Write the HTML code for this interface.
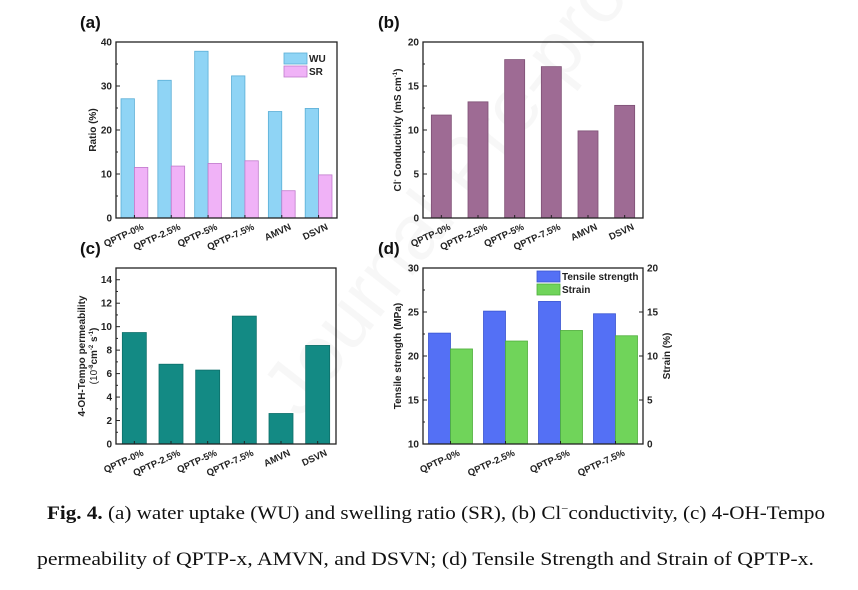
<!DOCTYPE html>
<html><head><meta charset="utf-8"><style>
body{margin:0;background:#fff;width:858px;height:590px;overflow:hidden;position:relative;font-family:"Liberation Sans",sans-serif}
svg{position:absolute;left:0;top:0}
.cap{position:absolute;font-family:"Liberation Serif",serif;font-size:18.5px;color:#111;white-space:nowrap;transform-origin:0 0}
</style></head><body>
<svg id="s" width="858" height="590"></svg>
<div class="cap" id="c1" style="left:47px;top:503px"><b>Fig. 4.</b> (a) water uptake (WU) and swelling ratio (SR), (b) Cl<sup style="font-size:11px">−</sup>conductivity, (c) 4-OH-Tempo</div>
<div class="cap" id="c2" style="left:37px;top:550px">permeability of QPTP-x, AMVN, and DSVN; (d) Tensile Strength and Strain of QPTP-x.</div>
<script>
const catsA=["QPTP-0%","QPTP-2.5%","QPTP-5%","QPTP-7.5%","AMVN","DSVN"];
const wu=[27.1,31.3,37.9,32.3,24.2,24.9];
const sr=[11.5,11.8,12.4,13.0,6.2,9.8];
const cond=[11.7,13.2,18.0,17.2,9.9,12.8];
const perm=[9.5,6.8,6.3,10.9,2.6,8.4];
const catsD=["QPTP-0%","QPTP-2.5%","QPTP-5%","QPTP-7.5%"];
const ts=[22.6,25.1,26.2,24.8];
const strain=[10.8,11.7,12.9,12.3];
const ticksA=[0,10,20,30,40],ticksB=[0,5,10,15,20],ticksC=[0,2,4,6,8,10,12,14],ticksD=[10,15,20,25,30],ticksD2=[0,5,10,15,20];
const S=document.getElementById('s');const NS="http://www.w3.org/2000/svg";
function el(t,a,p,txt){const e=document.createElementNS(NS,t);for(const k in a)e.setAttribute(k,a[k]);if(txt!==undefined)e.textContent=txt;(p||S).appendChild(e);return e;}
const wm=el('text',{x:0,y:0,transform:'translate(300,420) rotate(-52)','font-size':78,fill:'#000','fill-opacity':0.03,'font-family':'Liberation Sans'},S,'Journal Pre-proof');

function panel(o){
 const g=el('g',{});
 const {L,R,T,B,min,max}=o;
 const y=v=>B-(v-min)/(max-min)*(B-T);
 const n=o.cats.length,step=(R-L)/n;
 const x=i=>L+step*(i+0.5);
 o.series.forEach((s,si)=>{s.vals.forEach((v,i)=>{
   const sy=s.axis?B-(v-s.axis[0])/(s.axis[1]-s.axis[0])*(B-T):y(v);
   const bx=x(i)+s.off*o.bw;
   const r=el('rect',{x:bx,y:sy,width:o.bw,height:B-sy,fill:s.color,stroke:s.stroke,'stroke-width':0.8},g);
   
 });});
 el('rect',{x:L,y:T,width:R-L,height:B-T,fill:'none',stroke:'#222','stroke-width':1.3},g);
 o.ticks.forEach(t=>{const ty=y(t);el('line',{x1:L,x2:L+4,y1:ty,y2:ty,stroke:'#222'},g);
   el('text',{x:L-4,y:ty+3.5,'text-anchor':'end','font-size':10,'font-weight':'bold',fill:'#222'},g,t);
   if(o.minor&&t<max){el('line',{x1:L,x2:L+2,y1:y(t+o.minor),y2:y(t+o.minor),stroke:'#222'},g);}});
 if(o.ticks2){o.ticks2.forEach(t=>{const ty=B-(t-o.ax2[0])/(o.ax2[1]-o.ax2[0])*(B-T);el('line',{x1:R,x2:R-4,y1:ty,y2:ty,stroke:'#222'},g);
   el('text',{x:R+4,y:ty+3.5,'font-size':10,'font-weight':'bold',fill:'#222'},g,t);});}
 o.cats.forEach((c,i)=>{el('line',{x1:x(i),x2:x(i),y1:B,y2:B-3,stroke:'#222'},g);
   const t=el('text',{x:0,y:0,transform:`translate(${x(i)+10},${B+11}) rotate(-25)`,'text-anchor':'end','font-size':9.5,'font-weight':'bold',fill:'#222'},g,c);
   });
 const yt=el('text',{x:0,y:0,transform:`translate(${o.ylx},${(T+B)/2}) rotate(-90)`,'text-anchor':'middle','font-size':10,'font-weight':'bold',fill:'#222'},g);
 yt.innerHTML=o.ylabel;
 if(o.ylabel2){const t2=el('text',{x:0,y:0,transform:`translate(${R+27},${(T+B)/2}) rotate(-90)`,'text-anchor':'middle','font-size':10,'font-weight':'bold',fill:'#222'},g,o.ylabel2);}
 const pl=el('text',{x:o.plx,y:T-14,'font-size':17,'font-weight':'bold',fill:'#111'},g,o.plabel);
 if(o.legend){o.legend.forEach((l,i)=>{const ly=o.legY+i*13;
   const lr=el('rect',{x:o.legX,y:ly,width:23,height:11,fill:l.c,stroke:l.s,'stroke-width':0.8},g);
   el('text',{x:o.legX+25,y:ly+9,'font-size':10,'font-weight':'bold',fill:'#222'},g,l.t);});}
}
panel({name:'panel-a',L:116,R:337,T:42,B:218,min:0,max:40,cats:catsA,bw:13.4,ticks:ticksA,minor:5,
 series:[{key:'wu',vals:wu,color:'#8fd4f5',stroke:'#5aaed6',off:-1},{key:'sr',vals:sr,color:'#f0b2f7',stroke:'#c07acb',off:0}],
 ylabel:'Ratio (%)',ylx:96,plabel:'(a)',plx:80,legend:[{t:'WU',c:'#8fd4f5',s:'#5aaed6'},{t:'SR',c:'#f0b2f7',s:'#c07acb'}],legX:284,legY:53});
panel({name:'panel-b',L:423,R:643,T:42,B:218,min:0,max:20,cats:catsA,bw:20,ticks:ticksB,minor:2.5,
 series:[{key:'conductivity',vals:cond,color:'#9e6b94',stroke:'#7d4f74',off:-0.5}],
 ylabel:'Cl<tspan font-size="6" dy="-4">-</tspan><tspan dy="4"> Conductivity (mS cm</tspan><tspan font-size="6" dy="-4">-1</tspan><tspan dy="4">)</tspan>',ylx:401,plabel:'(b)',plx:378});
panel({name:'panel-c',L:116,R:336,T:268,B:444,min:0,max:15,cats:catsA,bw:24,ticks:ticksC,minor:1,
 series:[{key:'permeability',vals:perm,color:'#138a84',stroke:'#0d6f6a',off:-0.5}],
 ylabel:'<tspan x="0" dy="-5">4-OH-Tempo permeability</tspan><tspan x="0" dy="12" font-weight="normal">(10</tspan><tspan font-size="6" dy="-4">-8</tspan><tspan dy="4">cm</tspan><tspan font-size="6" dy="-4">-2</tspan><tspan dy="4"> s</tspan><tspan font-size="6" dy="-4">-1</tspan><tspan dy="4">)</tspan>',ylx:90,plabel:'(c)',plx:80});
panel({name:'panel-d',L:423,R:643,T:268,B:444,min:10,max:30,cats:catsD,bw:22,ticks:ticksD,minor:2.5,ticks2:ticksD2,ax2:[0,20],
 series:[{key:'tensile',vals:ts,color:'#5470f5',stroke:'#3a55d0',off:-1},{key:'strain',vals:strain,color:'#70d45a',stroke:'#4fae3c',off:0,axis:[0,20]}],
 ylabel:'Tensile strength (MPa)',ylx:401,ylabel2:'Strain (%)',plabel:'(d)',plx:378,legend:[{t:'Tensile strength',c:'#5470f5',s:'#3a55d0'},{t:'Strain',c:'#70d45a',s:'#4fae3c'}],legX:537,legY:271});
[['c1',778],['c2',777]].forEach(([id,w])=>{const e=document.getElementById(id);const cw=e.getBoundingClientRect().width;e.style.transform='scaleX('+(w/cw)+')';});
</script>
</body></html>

□ □ □ □ □ □ □

*YOUR INSTRUCTIONS*. Copy out each line word for word, please, skipping the images.

*SOLUTION FOR THIS TASK*.
Write the HTML code for this interface.
<!DOCTYPE html>
<html><head><meta charset="utf-8"><style>
body{margin:0;background:#fff;width:858px;height:590px;overflow:hidden;position:relative;font-family:"Liberation Sans",sans-serif}
svg{position:absolute;left:0;top:0}
.cap{position:absolute;font-family:"Liberation Serif",serif;font-size:18.5px;color:#111;white-space:nowrap;transform-origin:0 0}
</style></head><body>
<svg id="s" width="858" height="590"></svg>
<div class="cap" id="c1" style="left:47px;top:503px"><b>Fig. 4.</b> (a) water uptake (WU) and swelling ratio (SR), (b) Cl<sup style="font-size:11px">−</sup>conductivity, (c) 4-OH-Tempo</div>
<div class="cap" id="c2" style="left:37px;top:550px">permeability of QPTP-x, AMVN, and DSVN; (d) Tensile Strength and Strain of QPTP-x.</div>
<script>
const catsA=["QPTP-0%","QPTP-2.5%","QPTP-5%","QPTP-7.5%","AMVN","DSVN"];
const wu=[27.1,31.3,37.9,32.3,24.2,24.9];
const sr=[11.5,11.8,12.4,13.0,6.2,9.8];
const cond=[11.7,13.2,18.0,17.2,9.9,12.8];
const perm=[9.5,6.8,6.3,10.9,2.6,8.4];
const catsD=["QPTP-0%","QPTP-2.5%","QPTP-5%","QPTP-7.5%"];
const ts=[22.6,25.1,26.2,24.8];
const strain=[10.8,11.7,12.9,12.3];
const ticksA=[0,10,20,30,40],ticksB=[0,5,10,15,20],ticksC=[0,2,4,6,8,10,12,14],ticksD=[10,15,20,25,30],ticksD2=[0,5,10,15,20];
const S=document.getElementById('s');const NS="http://www.w3.org/2000/svg";
function el(t,a,p,txt){const e=document.createElementNS(NS,t);for(const k in a)e.setAttribute(k,a[k]);if(txt!==undefined)e.textContent=txt;(p||S).appendChild(e);return e;}
const wm=el('text',{x:0,y:0,transform:'translate(300,420) rotate(-52)','font-size':78,fill:'#000','fill-opacity':0.03,'font-family':'Liberation Sans'},S,'Journal Pre-proof');

function panel(o){
 const g=el('g',{});
 const {L,R,T,B,min,max}=o;
 const y=v=>B-(v-min)/(max-min)*(B-T);
 const n=o.cats.length,step=(R-L)/n;
 const x=i=>L+step*(i+0.5);
 o.series.forEach((s,si)=>{s.vals.forEach((v,i)=>{
   const sy=s.axis?B-(v-s.axis[0])/(s.axis[1]-s.axis[0])*(B-T):y(v);
   const bx=x(i)+s.off*o.bw;
   const r=el('rect',{x:bx,y:sy,width:o.bw,height:B-sy,fill:s.color,stroke:s.stroke,'stroke-width':0.8},g);
   
 });});
 el('rect',{x:L,y:T,width:R-L,height:B-T,fill:'none',stroke:'#222','stroke-width':1.3},g);
 o.ticks.forEach(t=>{const ty=y(t);el('line',{x1:L,x2:L+4,y1:ty,y2:ty,stroke:'#222'},g);
   el('text',{x:L-4,y:ty+3.5,'text-anchor':'end','font-size':10,'font-weight':'bold',fill:'#222'},g,t);
   if(o.minor&&t<max){el('line',{x1:L,x2:L+2,y1:y(t+o.minor),y2:y(t+o.minor),stroke:'#222'},g);}});
 if(o.ticks2){o.ticks2.forEach(t=>{const ty=B-(t-o.ax2[0])/(o.ax2[1]-o.ax2[0])*(B-T);el('line',{x1:R,x2:R-4,y1:ty,y2:ty,stroke:'#222'},g);
   el('text',{x:R+4,y:ty+3.5,'font-size':10,'font-weight':'bold',fill:'#222'},g,t);});}
 o.cats.forEach((c,i)=>{el('line',{x1:x(i),x2:x(i),y1:B,y2:B-3,stroke:'#222'},g);
   const t=el('text',{x:0,y:0,transform:`translate(${x(i)+10},${B+11}) rotate(-25)`,'text-anchor':'end','font-size':9.5,'font-weight':'bold',fill:'#222'},g,c);
   });
 const yt=el('text',{x:0,y:0,transform:`translate(${o.ylx},${(T+B)/2}) rotate(-90)`,'text-anchor':'middle','font-size':10,'font-weight':'bold',fill:'#222'},g);
 yt.innerHTML=o.ylabel;
 if(o.ylabel2){const t2=el('text',{x:0,y:0,transform:`translate(${R+27},${(T+B)/2}) rotate(-90)`,'text-anchor':'middle','font-size':10,'font-weight':'bold',fill:'#222'},g,o.ylabel2);}
 const pl=el('text',{x:o.plx,y:T-14,'font-size':17,'font-weight':'bold',fill:'#111'},g,o.plabel);
 if(o.legend){o.legend.forEach((l,i)=>{const ly=o.legY+i*13;
   const lr=el('rect',{x:o.legX,y:ly,width:23,height:11,fill:l.c,stroke:l.s,'stroke-width':0.8},g);
   el('text',{x:o.legX+25,y:ly+9,'font-size':10,'font-weight':'bold',fill:'#222'},g,l.t);});}
}
panel({name:'panel-a',L:116,R:337,T:42,B:218,min:0,max:40,cats:catsA,bw:13.4,ticks:ticksA,minor:5,
 series:[{key:'wu',vals:wu,color:'#8fd4f5',stroke:'#5aaed6',off:-1},{key:'sr',vals:sr,color:'#f0b2f7',stroke:'#c07acb',off:0}],
 ylabel:'Ratio (%)',ylx:96,plabel:'(a)',plx:80,legend:[{t:'WU',c:'#8fd4f5',s:'#5aaed6'},{t:'SR',c:'#f0b2f7',s:'#c07acb'}],legX:284,legY:53});
panel({name:'panel-b',L:423,R:643,T:42,B:218,min:0,max:20,cats:catsA,bw:20,ticks:ticksB,minor:2.5,
 series:[{key:'conductivity',vals:cond,color:'#9e6b94',stroke:'#7d4f74',off:-0.5}],
 ylabel:'Cl<tspan font-size="6" dy="-4">-</tspan><tspan dy="4"> Conductivity (mS cm</tspan><tspan font-size="6" dy="-4">-1</tspan><tspan dy="4">)</tspan>',ylx:401,plabel:'(b)',plx:378});
panel({name:'panel-c',L:116,R:336,T:268,B:444,min:0,max:15,cats:catsA,bw:24,ticks:ticksC,minor:1,
 series:[{key:'permeability',vals:perm,color:'#138a84',stroke:'#0d6f6a',off:-0.5}],
 ylabel:'<tspan x="0" dy="-5">4-OH-Tempo permeability</tspan><tspan x="0" dy="12" font-weight="normal">(10</tspan><tspan font-size="6" dy="-4">-8</tspan><tspan dy="4">cm</tspan><tspan font-size="6" dy="-4">-2</tspan><tspan dy="4"> s</tspan><tspan font-size="6" dy="-4">-1</tspan><tspan dy="4">)</tspan>',ylx:90,plabel:'(c)',plx:80});
panel({name:'panel-d',L:423,R:643,T:268,B:444,min:10,max:30,cats:catsD,bw:22,ticks:ticksD,minor:2.5,ticks2:ticksD2,ax2:[0,20],
 series:[{key:'tensile',vals:ts,color:'#5470f5',stroke:'#3a55d0',off:-1},{key:'strain',vals:strain,color:'#70d45a',stroke:'#4fae3c',off:0,axis:[0,20]}],
 ylabel:'Tensile strength (MPa)',ylx:401,ylabel2:'Strain (%)',plabel:'(d)',plx:378,legend:[{t:'Tensile strength',c:'#5470f5',s:'#3a55d0'},{t:'Strain',c:'#70d45a',s:'#4fae3c'}],legX:537,legY:271});
[['c1',778],['c2',777]].forEach(([id,w])=>{const e=document.getElementById(id);const cw=e.getBoundingClientRect().width;e.style.transform='scaleX('+(w/cw)+')';});
</script>
</body></html>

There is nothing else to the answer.